Mahkeme, rezerv yapı alanı kararının gerekli bilimsel ve teknik analizler yapılmadan alındığını ve bu kararın kentsel dönüşüm amacından uzaklaşarak İstanbul’un doğal alanlarını tehdit eden yeni yerleşim projelerine dayanak oluşturduğunu belirtti. Rezerv yapı alanı ilan edilen bölgelerin, İstanbul’un orman, tarım ve su havzaları gibi korunması gereken doğal alanlarını içerdiği ifade edildi. Kararda, bu ilanların detaylı bir inceleme ve rapor hazırlanmadan yapıldığına dikkat çekildi.

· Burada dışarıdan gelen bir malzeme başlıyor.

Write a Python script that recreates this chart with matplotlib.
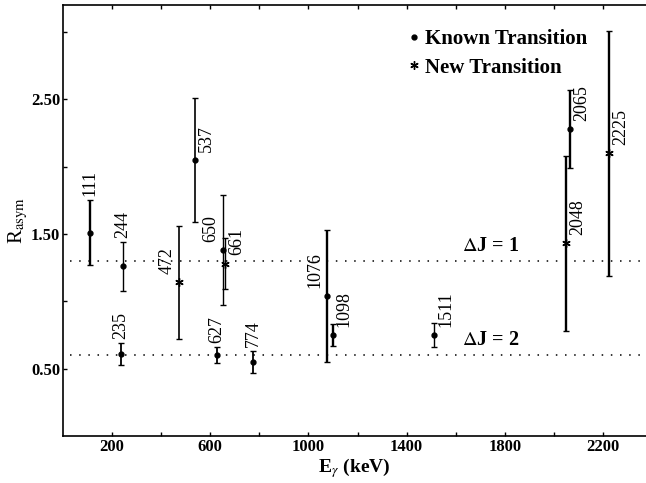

Rezerv alan kararına dayandırılarak yapılan 1/100.000 ölçekli çevre düzeni planı değişikliği de iptal edildi. Mahkeme, bu planın şehircilik ilkelerine ve kamu yararına aykırı olduğunu vurguladı. Planlama sürecinde kurum görüşlerinin eksik olduğu, detaylı altyapı raporlarının hazırlanmadığı ve mevcut çevre düzeni planının köklü biçimde değiştirildiği belirtildi.
Mahkeme, rezerv alan kararının iptaliyle birlikte, Kanal İstanbul’a ilişkin diğer tüm planların hukuki dayanaktan yoksun hale geldiğini ifade etti. Karar, projenin tüm planlama ve uygulama süreçlerinin yeniden gözden geçirilmesini gerektiriyor.